Carrick is keen to kick on too after ending his self-imposed England exile, and his United team-mate believes the quality of his fellow midfielder cannot be called into question. “Michael is a fantastic player, one of the best I’ll ever play with,” said Cleverley.

“This country must have had some good midfielders if he’s only won 22 caps. Sometimes you need to see it first-hand with Michael to realise how good he is. A lot of clubs have those players who are massively important but go under the radar a bit.”

Unlike Carrick, who has largely been injury-free throughout his career, Cleverley would surely have made his England breakthrough by now if it had not been for the foot and ankle problems that kept him out for so long. And the 23-year-old accepts he is making up for lost time.

“Sometimes you can get frustrated and think I’ve missed this or that. It’s how you bounce back. There’s still a lot I can achieve in my career and I’m not going to let a bad four or five months change that.”

Now Cleverley is one of the players responsible for extending the feelgood factor generated by an Olympics he was a part of with the Team GB football team.

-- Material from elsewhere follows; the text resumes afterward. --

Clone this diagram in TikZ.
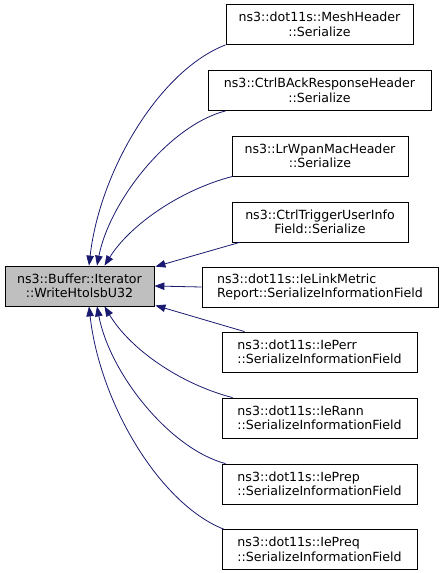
\documentclass[tikz,border=0pt]{standalone}
\usepackage{fontspec}
\usepackage{tikz}
\usetikzlibrary{arrows.meta}

\newfontfamily\doxfont{DejaVu Sans}
\definecolor{edgeblue}{RGB}{25,25,112}
\definecolor{maingray}{RGB}{191,191,191}

\tikzset{
  fnbox/.style={rectangle, draw=black, line width=0.8pt, minimum height=40pt,
    inner sep=2pt, font=\doxfont\fontsize{12.6}{14.5}\selectfont},
  callee/.style={fnbox, align=center},
  calleel/.style={fnbox, align=left},
  calledge/.style={draw=edgeblue, line width=0.8pt,
    -{Triangle[length=10pt,width=7.5pt,fill=edgeblue]}}
}

\begin{document}
\begin{tikzpicture}[x=1pt,y=-1pt]

		\useasboundingbox (0,0) rectangle (443,573);

		\node[callee, fill=maingray, minimum width=149pt]
		(writeHtolsb) at (79.5,286) {ns3::Buffer::Iterator\\::WriteHtolsbU32};

		\node[callee, minimum width=187pt]
		(meshHeader) at (319.5,24.5) {ns3::dot11s::MeshHeader\\::Serialize};

		\node[callee, minimum width=223pt]
		(ctrlBAck) at (319.5,90.5) {ns3::CtrlBAckResponseHeader\\::Serialize};

		\node[callee, minimum width=176pt]
		(lrWpan) at (320,156) {ns3::LrWpanMacHeader\\::Serialize};

		\node[callee, minimum width=176pt]
		(ctrlTrigger) at (320,222) {ns3::CtrlTriggerUserInfo\\Field::Serialize};

		\node[calleel, minimum width=236pt]
		(ieLinkMetric) at (320,287) {ns3::dot11s::IeLinkMetric\\Report::SerializeInformationField};

		\node[calleel, minimum width=195pt]
		(iePerr) at (319.5,352) {ns3::dot11s::IePerr\\::SerializeInformationField};

		\node[calleel, minimum width=195pt]
		(ieRann) at (319.5,418) {ns3::dot11s::IeRann\\::SerializeInformationField};

		\node[calleel, minimum width=195pt]
		(iePrep) at (319.5,484) {ns3::dot11s::IePrep\\::SerializeInformationField};

		\node[calleel, minimum width=195pt]
		(iePreq) at (319.5,549.5) {ns3::dot11s::IePreq\\::SerializeInformationField};

		% Edges above
		\draw[calledge] (meshHeader.south west) .. controls (160,70) and (100,170) .. ([xshift=9.5]writeHtolsb.north);
		\draw[calledge] ([xshift=18]ctrlBAck.south west) .. controls (170,125) and (110,200) .. ([xshift=17.5]writeHtolsb.north);
		\draw[calledge] ([xshift=1]lrWpan.south west) .. controls (180,190) and (130,225) .. ([xshift=25]writeHtolsb.north);
		\draw[calledge] ([xshift=8]ctrlTrigger.south west) -- ([xshift=1,yshift=-1]writeHtolsb.north east);

		% Edge in the middle
		\draw[calledge] (ieLinkMetric.west) -- (writeHtolsb.east);

		% Edges below
		\draw[calledge] ([xshift=23]iePerr.north west) -- ([xshift=1,yshift=1]writeHtolsb.south east);
		\draw[calledge] ([xshift=11]ieRann.north west) .. controls (180,384) and (130,349) .. ([xshift=25]writeHtolsb.south);
		\draw[calledge] ([xshift=4]iePrep.north west) .. controls (170,449) and (110,374) .. ([xshift=17.5]writeHtolsb.south);
		\draw[calledge] ([xshift=2]iePreq.north west) .. controls (160,504) and (100,404) .. ([xshift=9.5]writeHtolsb.south);

\end{tikzpicture}
\end{document}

The Bradford-raised player still has to pinch himself to think he was part of the global event, even though his own contribution started before the opening ceremony and ended on the first weekend with a penalty shoot-out defeat to South Korea. “I look back on it as being just amazing,” said Cleverley. “If there’s a Team GB going to Rio in four years’ time and a young player at United asked me about it, I’d advise them to go.”

Although the football schedule meant he only got to spend three days in the Olympic village, Cleverley was struck by the interaction between athletes from different sports. He had a chat with boxer Junior Agogo - “a big United fan” - and noted how basketball star Kobe Bryant was surrounded by fellow competitors eager for a chat, or even an autograph. “I didn’t speak to him,” said Cleverley. “He seemed to be getting a bit of hassle, although no more than Ryan Giggs.”